• The problem: From the entries below, count every line that contains the word "with". Please give the number and nothing else.

--- START OF Records shown ---

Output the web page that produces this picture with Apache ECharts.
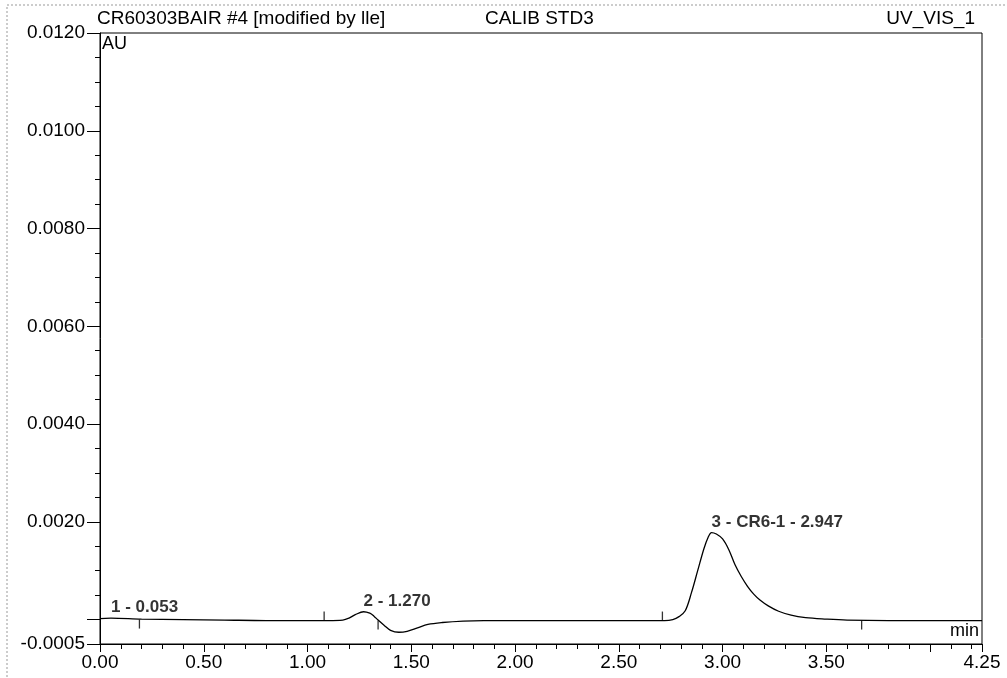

--- END OF Records shown ---
--- START OF Records shown ---

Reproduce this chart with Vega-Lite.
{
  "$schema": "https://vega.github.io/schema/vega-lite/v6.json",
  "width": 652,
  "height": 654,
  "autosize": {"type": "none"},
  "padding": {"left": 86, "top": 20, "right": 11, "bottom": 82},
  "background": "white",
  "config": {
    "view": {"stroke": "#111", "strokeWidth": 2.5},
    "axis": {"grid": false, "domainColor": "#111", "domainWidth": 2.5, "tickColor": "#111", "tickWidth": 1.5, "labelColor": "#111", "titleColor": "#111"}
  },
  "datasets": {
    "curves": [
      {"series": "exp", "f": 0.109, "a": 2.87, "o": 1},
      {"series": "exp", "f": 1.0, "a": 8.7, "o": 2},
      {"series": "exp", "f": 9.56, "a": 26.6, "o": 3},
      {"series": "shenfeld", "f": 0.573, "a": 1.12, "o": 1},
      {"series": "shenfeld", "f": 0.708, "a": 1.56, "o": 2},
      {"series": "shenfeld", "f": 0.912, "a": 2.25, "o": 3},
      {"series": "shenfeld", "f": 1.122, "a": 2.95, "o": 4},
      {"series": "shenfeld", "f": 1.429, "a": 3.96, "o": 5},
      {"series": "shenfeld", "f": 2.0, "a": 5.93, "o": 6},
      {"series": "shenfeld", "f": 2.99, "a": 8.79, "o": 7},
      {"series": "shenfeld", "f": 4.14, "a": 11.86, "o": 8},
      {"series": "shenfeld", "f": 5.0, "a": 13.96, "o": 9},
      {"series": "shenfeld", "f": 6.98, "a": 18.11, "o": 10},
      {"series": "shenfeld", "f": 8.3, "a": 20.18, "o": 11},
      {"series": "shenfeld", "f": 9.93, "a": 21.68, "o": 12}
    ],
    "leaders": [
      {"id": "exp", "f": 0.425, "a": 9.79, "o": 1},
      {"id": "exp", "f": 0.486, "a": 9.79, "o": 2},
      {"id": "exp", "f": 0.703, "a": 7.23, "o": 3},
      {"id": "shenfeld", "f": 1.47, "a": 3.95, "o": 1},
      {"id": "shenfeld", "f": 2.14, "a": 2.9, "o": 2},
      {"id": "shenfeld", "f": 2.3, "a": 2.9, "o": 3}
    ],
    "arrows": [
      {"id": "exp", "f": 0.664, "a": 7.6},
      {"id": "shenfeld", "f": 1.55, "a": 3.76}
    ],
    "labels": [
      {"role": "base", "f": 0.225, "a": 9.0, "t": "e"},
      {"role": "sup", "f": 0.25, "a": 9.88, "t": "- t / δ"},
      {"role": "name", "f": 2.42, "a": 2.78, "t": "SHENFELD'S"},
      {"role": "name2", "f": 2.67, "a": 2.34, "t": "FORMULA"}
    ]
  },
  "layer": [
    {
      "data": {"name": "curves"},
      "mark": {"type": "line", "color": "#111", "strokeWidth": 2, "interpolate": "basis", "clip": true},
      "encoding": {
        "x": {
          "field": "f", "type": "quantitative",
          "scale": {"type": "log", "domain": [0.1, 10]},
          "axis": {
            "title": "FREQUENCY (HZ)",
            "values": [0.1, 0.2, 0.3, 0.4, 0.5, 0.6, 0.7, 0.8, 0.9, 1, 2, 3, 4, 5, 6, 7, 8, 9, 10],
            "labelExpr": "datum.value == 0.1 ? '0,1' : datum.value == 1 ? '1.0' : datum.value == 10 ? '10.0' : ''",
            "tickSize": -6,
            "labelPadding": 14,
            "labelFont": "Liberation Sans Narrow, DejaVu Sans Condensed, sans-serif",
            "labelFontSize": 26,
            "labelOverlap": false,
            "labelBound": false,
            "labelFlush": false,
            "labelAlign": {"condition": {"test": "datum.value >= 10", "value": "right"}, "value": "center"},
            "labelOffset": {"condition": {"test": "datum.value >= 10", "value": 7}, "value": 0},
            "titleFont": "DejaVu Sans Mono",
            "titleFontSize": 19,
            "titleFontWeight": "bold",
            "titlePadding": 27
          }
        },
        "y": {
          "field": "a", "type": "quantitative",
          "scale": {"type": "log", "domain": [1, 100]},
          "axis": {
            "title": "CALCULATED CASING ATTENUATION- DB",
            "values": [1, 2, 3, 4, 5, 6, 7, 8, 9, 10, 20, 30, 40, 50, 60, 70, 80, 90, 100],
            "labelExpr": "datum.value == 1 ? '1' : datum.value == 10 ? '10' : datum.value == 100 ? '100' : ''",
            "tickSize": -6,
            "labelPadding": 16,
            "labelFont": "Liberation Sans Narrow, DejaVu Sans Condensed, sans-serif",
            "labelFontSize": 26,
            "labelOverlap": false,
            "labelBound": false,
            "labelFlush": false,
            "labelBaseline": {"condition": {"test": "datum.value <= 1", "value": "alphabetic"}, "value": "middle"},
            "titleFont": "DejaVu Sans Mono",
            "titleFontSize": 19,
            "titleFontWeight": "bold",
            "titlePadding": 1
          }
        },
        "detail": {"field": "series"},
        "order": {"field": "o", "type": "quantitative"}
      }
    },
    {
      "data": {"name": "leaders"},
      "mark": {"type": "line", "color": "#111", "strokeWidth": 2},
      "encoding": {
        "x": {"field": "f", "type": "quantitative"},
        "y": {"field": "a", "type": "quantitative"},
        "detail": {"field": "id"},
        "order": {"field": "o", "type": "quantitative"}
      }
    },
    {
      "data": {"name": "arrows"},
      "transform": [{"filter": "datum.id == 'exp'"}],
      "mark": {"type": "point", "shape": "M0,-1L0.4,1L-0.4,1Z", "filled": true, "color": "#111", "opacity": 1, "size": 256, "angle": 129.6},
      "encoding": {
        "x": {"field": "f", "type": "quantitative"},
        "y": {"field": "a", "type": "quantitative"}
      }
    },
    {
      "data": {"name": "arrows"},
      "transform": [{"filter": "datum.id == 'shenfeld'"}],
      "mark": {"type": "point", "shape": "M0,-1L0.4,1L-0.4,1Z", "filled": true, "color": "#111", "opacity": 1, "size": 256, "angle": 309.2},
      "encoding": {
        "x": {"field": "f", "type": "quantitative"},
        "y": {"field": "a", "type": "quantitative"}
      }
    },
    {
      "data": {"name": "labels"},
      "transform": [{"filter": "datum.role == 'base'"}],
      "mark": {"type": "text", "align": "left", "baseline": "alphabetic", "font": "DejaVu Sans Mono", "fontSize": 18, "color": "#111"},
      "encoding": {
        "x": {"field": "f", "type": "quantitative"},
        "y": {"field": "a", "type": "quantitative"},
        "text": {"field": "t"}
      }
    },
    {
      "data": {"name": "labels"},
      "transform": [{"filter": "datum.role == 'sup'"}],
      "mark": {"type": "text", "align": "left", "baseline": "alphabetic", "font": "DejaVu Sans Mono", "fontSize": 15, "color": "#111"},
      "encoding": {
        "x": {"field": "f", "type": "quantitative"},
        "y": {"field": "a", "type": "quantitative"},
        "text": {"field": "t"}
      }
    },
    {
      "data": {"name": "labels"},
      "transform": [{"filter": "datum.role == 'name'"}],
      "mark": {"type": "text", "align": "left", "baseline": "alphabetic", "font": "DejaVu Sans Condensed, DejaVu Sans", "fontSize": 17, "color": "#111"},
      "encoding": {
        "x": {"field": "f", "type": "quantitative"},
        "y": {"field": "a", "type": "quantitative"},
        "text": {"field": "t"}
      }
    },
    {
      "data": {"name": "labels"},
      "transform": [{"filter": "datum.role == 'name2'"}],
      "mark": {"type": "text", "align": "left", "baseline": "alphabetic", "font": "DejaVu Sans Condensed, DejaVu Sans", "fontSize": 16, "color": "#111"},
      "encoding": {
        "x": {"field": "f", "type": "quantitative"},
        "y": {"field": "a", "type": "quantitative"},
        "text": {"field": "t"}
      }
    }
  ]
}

--- END OF Records shown ---

• Result of this task: 2